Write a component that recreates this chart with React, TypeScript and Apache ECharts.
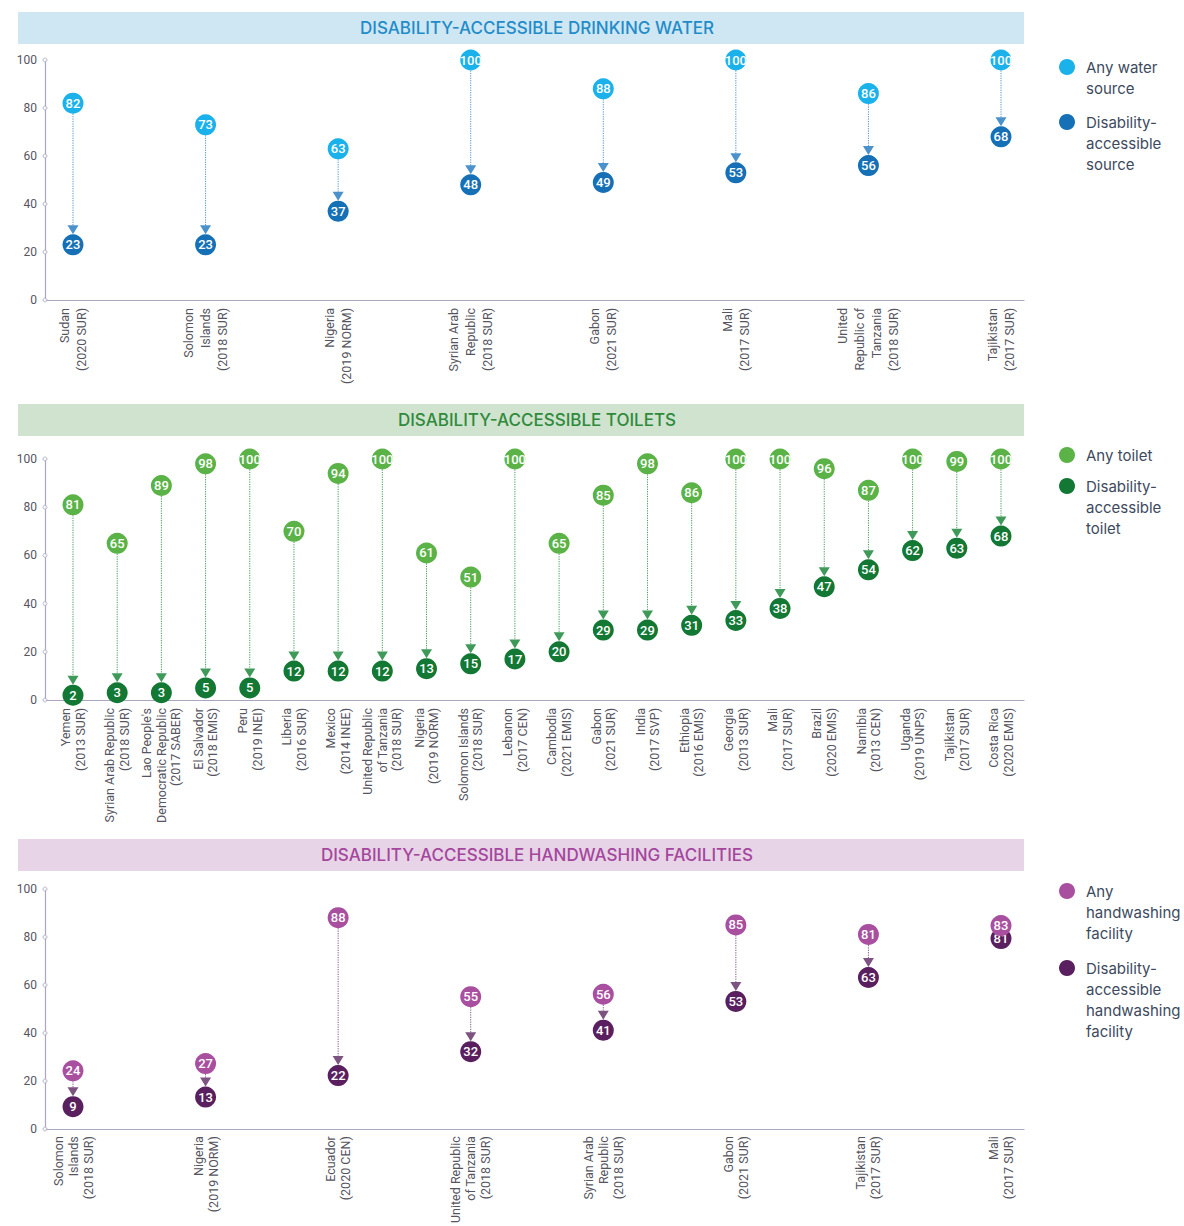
import React, { useEffect, useRef } from "react";
import * as echarts from "echarts";

// ---------- DATA ----------
const waterCategories = [
  "Sudan\n(2020 SUR)",
  "Solomon\nIslands\n(2018 SUR)",
  "Nigeria\n(2019 NORM)",
  "Syrian Arab\nRepublic\n(2018 SUR)",
  "Gabon\n(2021 SUR)",
  "Mali\n(2017 SUR)",
  "United\nRepublic of\nTanzania\n(2018 SUR)",
  "Tajikistan\n(2017 SUR)",
];
const waterAny = [82, 73, 63, 100, 88, 100, 86, 100];
const waterAccessible = [23, 23, 37, 48, 49, 53, 56, 68];

const toiletCategories = [
  "Yemen\n(2013 SUR)",
  "Syrian Arab Republic\n(2018 SUR)",
  "Lao People's\nDemocratic Republic\n(2017 SABER)",
  "El Salvador\n(2018 EMIS)",
  "Peru\n(2019 INEI)",
  "Liberia\n(2016 SUR)",
  "Mexico\n(2014 INEE)",
  "United Republic\nof Tanzania\n(2018 SUR)",
  "Nigeria\n(2019 NORM)",
  "Solomon Islands\n(2018 SUR)",
  "Lebanon\n(2017 CEN)",
  "Cambodia\n(2021 EMIS)",
  "Gabon\n(2021 SUR)",
  "India\n(2017 SVP)",
  "Ethiopia\n(2016 EMIS)",
  "Georgia\n(2013 SUR)",
  "Mali\n(2017 SUR)",
  "Brazil\n(2020 EMIS)",
  "Namibia\n(2013 CEN)",
  "Uganda\n(2019 UNPS)",
  "Tajikistan\n(2017 SUR)",
  "Costa Rica\n(2020 EMIS)",
];
const toiletAny = [81, 65, 89, 98, 100, 70, 94, 100, 61, 51, 100, 65, 85, 98, 86, 100, 100, 96, 87, 100, 99, 100];
const toiletAccessible = [2, 3, 3, 5, 5, 12, 12, 12, 13, 15, 17, 20, 29, 29, 31, 33, 38, 47, 54, 62, 63, 68];

const handCategories = [
  "Solomon\nIslands\n(2018 SUR)",
  "Nigeria\n(2019 NORM)",
  "Ecuador\n(2020 CEN)",
  "United Republic\nof Tanzania\n(2018 SUR)",
  "Syrian Arab\nRepublic\n(2018 SUR)",
  "Gabon\n(2021 SUR)",
  "Tajikistan\n(2017 SUR)",
  "Mali\n(2017 SUR)",
];
const handAny = [24, 27, 88, 55, 56, 85, 81, 83];
const handAccessible = [9, 13, 22, 32, 41, 53, 63, 81];

const yTicks = [0, 20, 40, 60, 80, 100];

const panelTitles = [
  "DISABILITY-ACCESSIBLE DRINKING WATER",
  "DISABILITY-ACCESSIBLE TOILETS",
  "DISABILITY-ACCESSIBLE HANDWASHING FACILITIES",
];
const legendWater = ["Any water\nsource", "Disability-\naccessible\nsource"];
const legendToilet = ["Any toilet", "Disability-\naccessible\ntoilet"];
const legendHand = ["Any\nhandwashing\nfacility", "Disability-\naccessible\nhandwashing\nfacility"];

// ---------- LAYOUT / STYLE ----------
const W = 1184;
const H = 1226;
const AXIS_COLOR = "#a9a7c0";
const LABEL_COLOR = "#55555f";
const FONT = "Roboto, 'Liberation Sans', sans-serif";
const UI_FONT = "Inter, 'Noto Sans', sans-serif";

const panels = [
  {
    title: panelTitles[0], cats: waterCategories, any: waterAny, acc: waterAccessible,
    legend: legendWater, barY: 12, top: 60, height: 240, legendY: [67, 122], catLineHeight: 17,
    bar: "#cfe6f3", titleColor: "#1f8cca", anyColor: "#1bb1ea", accColor: "#1570b6", arrow: "#4b92cd",
  },
  {
    title: panelTitles[1], cats: toiletCategories, any: toiletAny, acc: toiletAccessible,
    legend: legendToilet, barY: 404, top: 459, height: 241, legendY: [455, 486], catLineHeight: 14.5,
    bar: "#cfe3cf", titleColor: "#2f8a3c", anyColor: "#5bb348", accColor: "#127834", arrow: "#3f9a59",
  },
  {
    title: panelTitles[2], cats: handCategories, any: handAny, acc: handAccessible,
    legend: legendHand, barY: 839, top: 889, height: 240, legendY: [891, 968], catLineHeight: 15,
    bar: "#e8d4e7", titleColor: "#a4469d", anyColor: "#a94fa0", accColor: "#5a1f5e", arrow: "#7d5382",
  },
];

const R = 10.5;
const MIN_SEP = 13; // px between centres of two circles of one pair

function buildOption() {
  const grid: any[] = [];
  const xAxis: any[] = [];
  const yAxis: any[] = [];
  const series: any[] = [];
  const graphic: any[] = [];

  panels.forEach((p, k) => {
    const fi = 2 * k;
    const di = 2 * k + 1;
    const pxPerUnit = p.height / 100;
    grid.push({ left: 45, width: 1024 - 45, top: p.top, height: p.height });
    grid.push({ left: 73, width: 1001 - 73, top: p.top, height: p.height });

    xAxis.push({
      gridIndex: fi, type: "value", min: 0, max: 1,
      axisLine: { show: true, lineStyle: { color: AXIS_COLOR, width: 1.2 } },
      axisTick: { show: false }, axisLabel: { show: false }, splitLine: { show: false },
    });
    xAxis.push({
      gridIndex: di, type: "category", data: p.cats, boundaryGap: false,
      axisLine: { show: false }, axisTick: { show: false }, splitLine: { show: false },
      axisLabel: {
        rotate: 90, interval: 0, margin: 8, color: LABEL_COLOR,
        fontSize: 12.5, lineHeight: p.catLineHeight, fontFamily: FONT,
      },
    });
    yAxis.push({
      gridIndex: fi, type: "value", min: 0, max: 100, interval: 20,
      axisLine: { show: true, lineStyle: { color: AXIS_COLOR, width: 1.2 } },
      axisTick: { show: false }, splitLine: { show: false },
      axisLabel: { margin: 8, color: LABEL_COLOR, fontSize: 12, fontFamily: FONT },
    });
    yAxis.push({ gridIndex: di, type: "value", min: 0, max: 100, show: false });

    // little open circles on the y axis ticks
    series.push({
      type: "scatter", xAxisIndex: fi, yAxisIndex: fi, silent: true, z: 3,
      symbol: "circle", symbolSize: 4,
      itemStyle: { color: "#ffffff", borderColor: AXIS_COLOR, borderWidth: 1 },
      data: yTicks.map((v) => [0, v]),
    });

    // arrows
    series.push({
      type: "custom", xAxisIndex: di, yAxisIndex: di, silent: true, z: 2,
      data: p.cats.map((c, i) => [i, p.any[i], p.acc[i]]),
      renderItem: (params: any, api: any) => {
        const i = api.value(0);
        const a = api.coord([i, api.value(1)]);
        const b = api.coord([i, api.value(2)]);
        const y1 = a[1] + R;
        const tip = b[1] - R;
        const base = tip - 9;
        if (base - y1 < 2) return null;
        const x = a[0];
        return {
          type: "group",
          children: [
            {
              type: "line",
              shape: { x1: x, y1: y1, x2: x, y2: base },
              style: { stroke: p.arrow, lineWidth: 1, lineDash: [1.2, 1.2] },
            },
            {
              type: "polygon",
              shape: { points: [[x - 5.5, base], [x + 5.5, base], [x, tip]] },
              style: { fill: p.arrow },
            },
          ],
        };
      },
    });

    // separate circles of a pair that would nearly coincide (display only)
    const shift = p.any.map((v, i) => {
      const gap = (v - p.acc[i]) * pxPerUnit;
      return gap < MIN_SEP ? (MIN_SEP - gap) / 2 : 0;
    });

    const labelStyle = {
      show: true, position: "inside", color: "#ffffff", fontSize: 13,
      fontFamily: FONT, fontWeight: 500, formatter: "{c}",
    };
    series.push({
      type: "scatter", name: p.legend[1], xAxisIndex: di, yAxisIndex: di, z: 4,
      symbol: "circle", symbolSize: 2 * R,
      itemStyle: { color: p.accColor, opacity: 1 },
      label: labelStyle,
      data: p.acc.map((v, i) => (shift[i] ? { value: v, symbolOffset: [0, shift[i]] } : v)),
    });
    series.push({
      type: "scatter", name: p.legend[0], xAxisIndex: di, yAxisIndex: di, z: 5,
      symbol: "circle", symbolSize: 2 * R,
      itemStyle: { color: p.anyColor, opacity: 1 },
      label: labelStyle,
      data: p.any.map((v, i) => (shift[i] ? { value: v, symbolOffset: [0, -shift[i]] } : v)),
    });

    // title bar
    graphic.push({
      type: "rect", shape: { x: 18, y: p.barY, width: 1006, height: 32 },
      style: { fill: p.bar }, silent: true, z: 0,
    });
    graphic.push({
      type: "text", x: 537, y: p.barY + 16, silent: true, z: 1,
      style: {
        text: p.title, fill: p.titleColor, fontSize: 17, fontWeight: 500,
        fontFamily: UI_FONT, align: "center", verticalAlign: "middle",
        textAlign: "center", textVerticalAlign: "middle",
      },
    });

    // legend
    p.legend.forEach((txt, j) => {
      const cy = p.legendY[j];
      graphic.push({
        type: "circle", shape: { cx: 1067, cy, r: 8 },
        style: { fill: j === 0 ? p.anyColor : p.accColor }, silent: true,
      });
      graphic.push({
        type: "text", x: 1086, y: cy - 10.5, silent: true,
        style: {
          text: txt, fill: "#3d4a5e", fontSize: 15, lineHeight: 21,
          fontFamily: UI_FONT, align: "left", verticalAlign: "top",
          textAlign: "left", textVerticalAlign: "top",
        },
      });
    });
  });

  return {
    animation: false,
    backgroundColor: "#ffffff",
    grid, xAxis, yAxis, series, graphic,
  };
}

export default function App() {
  const ref = useRef<HTMLDivElement>(null);
  useEffect(() => {
    if (!ref.current) return;
    const chart = echarts.init(ref.current, undefined, { renderer: "svg" });
    chart.setOption(buildOption() as any);
    return () => chart.dispose();
  }, []);
  return (
    <div
      ref={ref}
      style={{ position: "absolute", left: 0, top: 0, width: W, height: H, background: "#fff" }}
    />
  );
}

━━━━━━━━━━━━━━━━

EXERCISE AIM
Repeat only the lines from the beginning of the material through the line containing "62, 63, 68];", both ends kept, leaving pictures out.

RESULT
Write a component that recreates this chart with React, TypeScript and Apache ECharts.
import React, { useEffect, useRef } from "react";
import * as echarts from "echarts";

// ---------- DATA ----------
const waterCategories = [
  "Sudan\n(2020 SUR)",
  "Solomon\nIslands\n(2018 SUR)",
  "Nigeria\n(2019 NORM)",
  "Syrian Arab\nRepublic\n(2018 SUR)",
  "Gabon\n(2021 SUR)",
  "Mali\n(2017 SUR)",
  "United\nRepublic of\nTanzania\n(2018 SUR)",
  "Tajikistan\n(2017 SUR)",
];
const waterAny = [82, 73, 63, 100, 88, 100, 86, 100];
const waterAccessible = [23, 23, 37, 48, 49, 53, 56, 68];

const toiletCategories = [
  "Yemen\n(2013 SUR)",
  "Syrian Arab Republic\n(2018 SUR)",
  "Lao People's\nDemocratic Republic\n(2017 SABER)",
  "El Salvador\n(2018 EMIS)",
  "Peru\n(2019 INEI)",
  "Liberia\n(2016 SUR)",
  "Mexico\n(2014 INEE)",
  "United Republic\nof Tanzania\n(2018 SUR)",
  "Nigeria\n(2019 NORM)",
  "Solomon Islands\n(2018 SUR)",
  "Lebanon\n(2017 CEN)",
  "Cambodia\n(2021 EMIS)",
  "Gabon\n(2021 SUR)",
  "India\n(2017 SVP)",
  "Ethiopia\n(2016 EMIS)",
  "Georgia\n(2013 SUR)",
  "Mali\n(2017 SUR)",
  "Brazil\n(2020 EMIS)",
  "Namibia\n(2013 CEN)",
  "Uganda\n(2019 UNPS)",
  "Tajikistan\n(2017 SUR)",
  "Costa Rica\n(2020 EMIS)",
];
const toiletAny = [81, 65, 89, 98, 100, 70, 94, 100, 61, 51, 100, 65, 85, 98, 86, 100, 100, 96, 87, 100, 99, 100];
const toiletAccessible = [2, 3, 3, 5, 5, 12, 12, 12, 13, 15, 17, 20, 29, 29, 31, 33, 38, 47, 54, 62, 63, 68];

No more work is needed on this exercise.